=== Task prompt ===
Copy all of the material exactly. Pictures are not to appear in the copy.
-- start --
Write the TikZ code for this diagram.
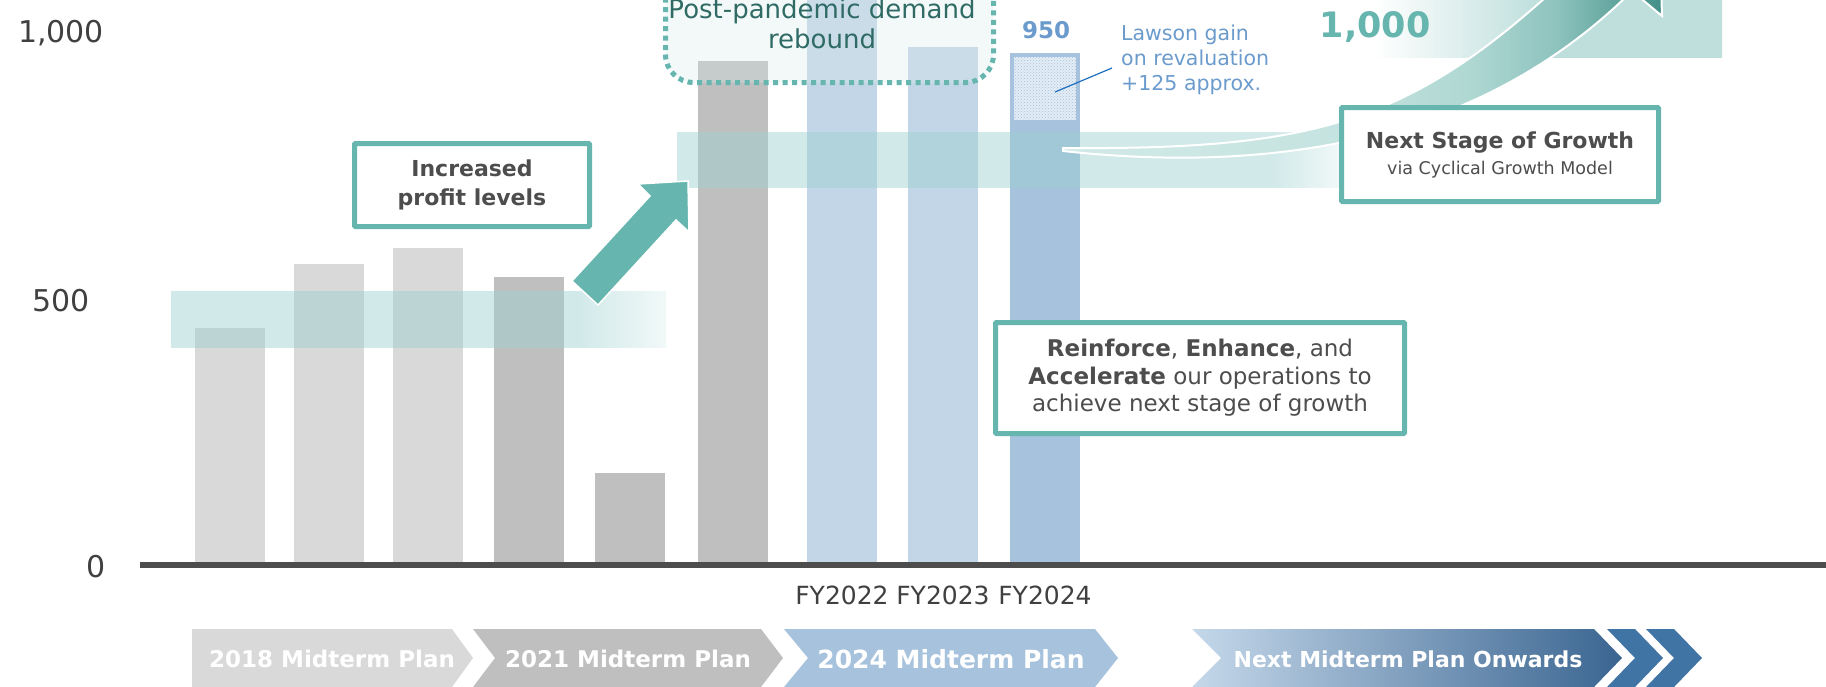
\documentclass[tikz,border=0pt]{standalone}
\usepackage{fontspec}
\setmainfont{DejaVu Sans}
\usepackage{tikz}
\usetikzlibrary{patterns}
\definecolor{teal500}{HTML}{66B5AE}
\definecolor{gray700}{HTML}{4D4D4D}
\definecolor{gray800}{HTML}{404040}
\definecolor{barlight}{HTML}{D9D9D9}
\definecolor{barmid}{HTML}{BFBFBF}
\definecolor{barsky}{HTML}{C3D6E7}
\definecolor{barblue}{HTML}{A6C2DC}
\definecolor{hatchbase}{HTML}{E4EDF6}
\definecolor{bandteal}{HTML}{9DD0D0}
\definecolor{bandpale}{HTML}{E2F1F1}
\definecolor{bandtop}{HTML}{BEDFDC}
\definecolor{boxtint}{HTML}{D7ECEC}
\definecolor{tealdark}{HTML}{2F6B64}
\definecolor{bluetext}{HTML}{6B9BCC}
\definecolor{blueline}{HTML}{1F6FC0}
\definecolor{swoosh0}{HTML}{D2EAE7}
\definecolor{swoosh1}{HTML}{C5E3E0}
\definecolor{swoosh2}{HTML}{B0D8D3}
\definecolor{swoosh3}{HTML}{8EC3BE}
\definecolor{swoosh4}{HTML}{5FA39C}
\definecolor{swoosh5}{HTML}{428F88}
\definecolor{navy300}{HTML}{C5D8EA}
\definecolor{navy700}{HTML}{3A6591}
\definecolor{navy500}{HTML}{4074A4}
\pgfdeclarehorizontalshading{bandfadeA}{100bp}{color(0bp)=(bandteal); color(65.9bp)=(bandteal); color(75bp)=(bandpale); color(100bp)=(bandpale)}
\pgfdeclarehorizontalshading{bandfadeB}{100bp}{color(0bp)=(bandteal); color(69.7bp)=(bandteal); color(75bp)=(bandpale); color(100bp)=(bandpale)}
\pgfdeclarehorizontalshading{bandfadeC}{100bp}{color(0bp)=(white); color(25bp)=(white); color(48.8bp)=(bandtop); color(100bp)=(bandtop)}
\pgfdeclarehorizontalshading{swooshfade}{100bp}{color(0bp)=(swoosh0); color(25bp)=(swoosh0); color(48bp)=(swoosh1); color(58.8bp)=(swoosh2); color(66.2bp)=(swoosh3); color(71.5bp)=(swoosh4); color(75bp)=(swoosh5); color(100bp)=(swoosh5)}
\tikzstyle{msgbox}=[draw=teal500, line width=5pt, fill=white, rounded corners=1pt, align=center, text=gray700, inner sep=0pt]
\tikzstyle{axislabel}=[text=gray800, font=\fontsize{30}{30}\selectfont, anchor=base]
\tikzstyle{fylabel}=[text=gray800, font=\fontsize{25}{25}\selectfont, anchor=base]
\tikzstyle{planlabel}=[text=white, font=\fontsize{23}{23}\selectfont\bfseries, anchor=base]

\begin{document}
\begin{tikzpicture}[x=1pt, y=-1pt]
	\useasboundingbox (0,0) rectangle (1826,686);
	\begin{scope}
		\clip (0,0) rectangle (1826,686);
		% bars
		\foreach \cx/\top/\col in {230/328/barlight, 329/264/barlight, 428/248/barlight, 529/277/barmid, 630/473/barmid, 733/61/barmid, 842/-20/barsky, 943/47/barsky, 1045/53/barblue}
			\fill[\col] (\cx-35,562) rectangle (\cx+35,\top);
		\fill[hatchbase] (1014,57) rectangle (1076,120);
		\fill[pattern=crosshatch dots, pattern color=barblue] (1014,57) rectangle (1076,120);
		% bands
		\shade[shading=bandfadeA, opacity=.47] (171,291) rectangle (666,347);
		\shade[shading=bandfadeB, opacity=.47] (677,132) rectangle (1341,187);
		\shade[shading=bandfadeC] (1375,0) rectangle (1722,57);
		% growth swoosh
		\shadedraw[draw=white, line width=2pt, shading=swooshfade]
			(1063,148) .. controls (1330,150) and (1420,120) .. (1590,-44) -- (1559,-70) -- (1659,-84) -- (1662,16) -- (1632,-9)
			.. controls (1510,112) and (1330,180) .. (1063,151) -- cycle;
		% dotted frame
		\draw[teal500, line width=5pt, dash pattern=on 5pt off 4.5pt, fill=boxtint, fill opacity=.3, rounded corners=28pt] (665.5,-40) rectangle (993.5,82.5);
	\end{scope}
	% axis
	\coordinate (origin) at (140,565);
	\coordinate (axisend) at (1826,565);
	\draw[gray700, line width=6pt] (origin) -- (axisend);
	\foreach \x/\y/\t in {61/42/{1,000}, 61/311/500, 96/577/0}
		\node[axislabel] (ylab\y) at (\x,\y) {\t};
	\foreach \cx/\yr in {842/2022, 943/2023, 1045/2024}
		\node[fylabel] (fy\yr) at (\cx,604) {FY\yr};
	% rising arrow
	\draw[white, line width=1.5pt, fill=teal500] (572,281) -- (650,196) -- (638,184) -- (688,181) -- (689,232) -- (676,220) -- (598,305) -- cycle;
	% boxes and labels
	\node[msgbox, minimum width=235pt, minimum height=83pt, font=\fontsize{22}{29}\selectfont\bfseries] (profit) at (472,185) {Increased\\profit levels};
	\node[text=tealdark, align=center, font=\fontsize{26}{30}\selectfont] (rebound) at (822,24) {Post-pandemic demand\\rebound};
	\node[text=bluetext, anchor=base, font=\fontsize{23}{23}\selectfont\bfseries] (total) at (1046,38) {950};
	\node[anchor=west, align=left, text=bluetext, inner sep=0pt, font=\fontsize{20.5}{25}\selectfont] (lawson) at (1121,60) {Lawson gain\\on revaluation\\+125 approx.};
	\coordinate (gainpt) at (1055,92);
	\draw[blueline, line width=1.2pt] (gainpt) -- ([xshift=-9pt, yshift=-8pt]lawson.west);
	\node[text=teal500, anchor=base, font=\fontsize{35}{35}\selectfont\bfseries] (target) at (1375,37) {1,000};
	\node[msgbox, minimum width=317pt, minimum height=94pt, font=\fontsize{22}{26}\selectfont] (nextstage) at (1500,154.5) {\textbf{Next Stage of Growth}\\{\fontsize{17.5}{21}\selectfont via Cyclical Growth Model}};
	\node[msgbox, minimum width=409pt, minimum height=111pt, font=\fontsize{23}{27.5}\selectfont] (reinforce) at (1200,378) {\textbf{Reinforce}, \textbf{Enhance}, and\\\textbf{Accelerate} our operations to\\achieve next stage of growth};
	% midterm plans
	\fill[barlight] (192,629) -- (452,629) -- (473,658) -- (452,687) -- (192,687) -- cycle;
	\fill[barmid] (473,629) -- (761,629) -- (783,658) -- (761,687) -- (473,687) -- (495,658) -- cycle;
	\fill[barblue] (784,629) -- (1095,629) -- (1118,658) -- (1095,687) -- (784,687) -- (808,658) -- cycle;
	\shade[left color=navy300, right color=navy700] (1192,629) -- (1594,629) -- (1622,658) -- (1594,687) -- (1192,687) -- (1221,658) -- cycle;
	\foreach \l in {1607,1646}
		\fill[navy500] (\l,629) -- (\l+28,629) -- (\l+56,658) -- (\l+28,687) -- (\l,687) -- (\l+28,658) -- cycle;
	\node[planlabel] (plan18) at (332,667) {2018 Midterm Plan};
	\node[planlabel] (plan21) at (628,667) {2021 Midterm Plan};
	\node[planlabel, font=\fontsize{25}{25}\selectfont\bfseries] (plan24) at (951,668) {2024 Midterm Plan};
	\node[planlabel, font=\fontsize{22}{22}\selectfont\bfseries] (plannext) at (1408,667) {Next Midterm Plan Onwards};
\end{tikzpicture}
\end{document}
-- end --
=== Answer to the problem ===
Write the TikZ code for this diagram.
\documentclass[tikz,border=0pt]{standalone}
\usepackage{fontspec}
\setmainfont{DejaVu Sans}
\usepackage{tikz}
\usetikzlibrary{patterns}
\definecolor{teal500}{HTML}{66B5AE}
\definecolor{gray700}{HTML}{4D4D4D}
\definecolor{gray800}{HTML}{404040}
\definecolor{barlight}{HTML}{D9D9D9}
\definecolor{barmid}{HTML}{BFBFBF}
\definecolor{barsky}{HTML}{C3D6E7}
\definecolor{barblue}{HTML}{A6C2DC}
\definecolor{hatchbase}{HTML}{E4EDF6}
\definecolor{bandteal}{HTML}{9DD0D0}
\definecolor{bandpale}{HTML}{E2F1F1}
\definecolor{bandtop}{HTML}{BEDFDC}
\definecolor{boxtint}{HTML}{D7ECEC}
\definecolor{tealdark}{HTML}{2F6B64}
\definecolor{bluetext}{HTML}{6B9BCC}
\definecolor{blueline}{HTML}{1F6FC0}
\definecolor{swoosh0}{HTML}{D2EAE7}
\definecolor{swoosh1}{HTML}{C5E3E0}
\definecolor{swoosh2}{HTML}{B0D8D3}
\definecolor{swoosh3}{HTML}{8EC3BE}
\definecolor{swoosh4}{HTML}{5FA39C}
\definecolor{swoosh5}{HTML}{428F88}
\definecolor{navy300}{HTML}{C5D8EA}
\definecolor{navy700}{HTML}{3A6591}
\definecolor{navy500}{HTML}{4074A4}
\pgfdeclarehorizontalshading{bandfadeA}{100bp}{color(0bp)=(bandteal); color(65.9bp)=(bandteal); color(75bp)=(bandpale); color(100bp)=(bandpale)}
\pgfdeclarehorizontalshading{bandfadeB}{100bp}{color(0bp)=(bandteal); color(69.7bp)=(bandteal); color(75bp)=(bandpale); color(100bp)=(bandpale)}
\pgfdeclarehorizontalshading{bandfadeC}{100bp}{color(0bp)=(white); color(25bp)=(white); color(48.8bp)=(bandtop); color(100bp)=(bandtop)}
\pgfdeclarehorizontalshading{swooshfade}{100bp}{color(0bp)=(swoosh0); color(25bp)=(swoosh0); color(48bp)=(swoosh1); color(58.8bp)=(swoosh2); color(66.2bp)=(swoosh3); color(71.5bp)=(swoosh4); color(75bp)=(swoosh5); color(100bp)=(swoosh5)}
\tikzstyle{msgbox}=[draw=teal500, line width=5pt, fill=white, rounded corners=1pt, align=center, text=gray700, inner sep=0pt]
\tikzstyle{axislabel}=[text=gray800, font=\fontsize{30}{30}\selectfont, anchor=base]
\tikzstyle{fylabel}=[text=gray800, font=\fontsize{25}{25}\selectfont, anchor=base]
\tikzstyle{planlabel}=[text=white, font=\fontsize{23}{23}\selectfont\bfseries, anchor=base]

\begin{document}
\begin{tikzpicture}[x=1pt, y=-1pt]
	\useasboundingbox (0,0) rectangle (1826,686);
	\begin{scope}
		\clip (0,0) rectangle (1826,686);
		% bars
		\foreach \cx/\top/\col in {230/328/barlight, 329/264/barlight, 428/248/barlight, 529/277/barmid, 630/473/barmid, 733/61/barmid, 842/-20/barsky, 943/47/barsky, 1045/53/barblue}
			\fill[\col] (\cx-35,562) rectangle (\cx+35,\top);
		\fill[hatchbase] (1014,57) rectangle (1076,120);
		\fill[pattern=crosshatch dots, pattern color=barblue] (1014,57) rectangle (1076,120);
		% bands
		\shade[shading=bandfadeA, opacity=.47] (171,291) rectangle (666,347);
		\shade[shading=bandfadeB, opacity=.47] (677,132) rectangle (1341,187);
		\shade[shading=bandfadeC] (1375,0) rectangle (1722,57);
		% growth swoosh
		\shadedraw[draw=white, line width=2pt, shading=swooshfade]
			(1063,148) .. controls (1330,150) and (1420,120) .. (1590,-44) -- (1559,-70) -- (1659,-84) -- (1662,16) -- (1632,-9)
			.. controls (1510,112) and (1330,180) .. (1063,151) -- cycle;
		% dotted frame
		\draw[teal500, line width=5pt, dash pattern=on 5pt off 4.5pt, fill=boxtint, fill opacity=.3, rounded corners=28pt] (665.5,-40) rectangle (993.5,82.5);
	\end{scope}
	% axis
	\coordinate (origin) at (140,565);
	\coordinate (axisend) at (1826,565);
	\draw[gray700, line width=6pt] (origin) -- (axisend);
	\foreach \x/\y/\t in {61/42/{1,000}, 61/311/500, 96/577/0}
		\node[axislabel] (ylab\y) at (\x,\y) {\t};
	\foreach \cx/\yr in {842/2022, 943/2023, 1045/2024}
		\node[fylabel] (fy\yr) at (\cx,604) {FY\yr};
	% rising arrow
	\draw[white, line width=1.5pt, fill=teal500] (572,281) -- (650,196) -- (638,184) -- (688,181) -- (689,232) -- (676,220) -- (598,305) -- cycle;
	% boxes and labels
	\node[msgbox, minimum width=235pt, minimum height=83pt, font=\fontsize{22}{29}\selectfont\bfseries] (profit) at (472,185) {Increased\\profit levels};
	\node[text=tealdark, align=center, font=\fontsize{26}{30}\selectfont] (rebound) at (822,24) {Post-pandemic demand\\rebound};
	\node[text=bluetext, anchor=base, font=\fontsize{23}{23}\selectfont\bfseries] (total) at (1046,38) {950};
	\node[anchor=west, align=left, text=bluetext, inner sep=0pt, font=\fontsize{20.5}{25}\selectfont] (lawson) at (1121,60) {Lawson gain\\on revaluation\\+125 approx.};
	\coordinate (gainpt) at (1055,92);
	\draw[blueline, line width=1.2pt] (gainpt) -- ([xshift=-9pt, yshift=-8pt]lawson.west);
	\node[text=teal500, anchor=base, font=\fontsize{35}{35}\selectfont\bfseries] (target) at (1375,37) {1,000};
	\node[msgbox, minimum width=317pt, minimum height=94pt, font=\fontsize{22}{26}\selectfont] (nextstage) at (1500,154.5) {\textbf{Next Stage of Growth}\\{\fontsize{17.5}{21}\selectfont via Cyclical Growth Model}};
	\node[msgbox, minimum width=409pt, minimum height=111pt, font=\fontsize{23}{27.5}\selectfont] (reinforce) at (1200,378) {\textbf{Reinforce}, \textbf{Enhance}, and\\\textbf{Accelerate} our operations to\\achieve next stage of growth};
	% midterm plans
	\fill[barlight] (192,629) -- (452,629) -- (473,658) -- (452,687) -- (192,687) -- cycle;
	\fill[barmid] (473,629) -- (761,629) -- (783,658) -- (761,687) -- (473,687) -- (495,658) -- cycle;
	\fill[barblue] (784,629) -- (1095,629) -- (1118,658) -- (1095,687) -- (784,687) -- (808,658) -- cycle;
	\shade[left color=navy300, right color=navy700] (1192,629) -- (1594,629) -- (1622,658) -- (1594,687) -- (1192,687) -- (1221,658) -- cycle;
	\foreach \l in {1607,1646}
		\fill[navy500] (\l,629) -- (\l+28,629) -- (\l+56,658) -- (\l+28,687) -- (\l,687) -- (\l+28,658) -- cycle;
	\node[planlabel] (plan18) at (332,667) {2018 Midterm Plan};
	\node[planlabel] (plan21) at (628,667) {2021 Midterm Plan};
	\node[planlabel, font=\fontsize{25}{25}\selectfont\bfseries] (plan24) at (951,668) {2024 Midterm Plan};
	\node[planlabel, font=\fontsize{22}{22}\selectfont\bfseries] (plannext) at (1408,667) {Next Midterm Plan Onwards};
\end{tikzpicture}
\end{document}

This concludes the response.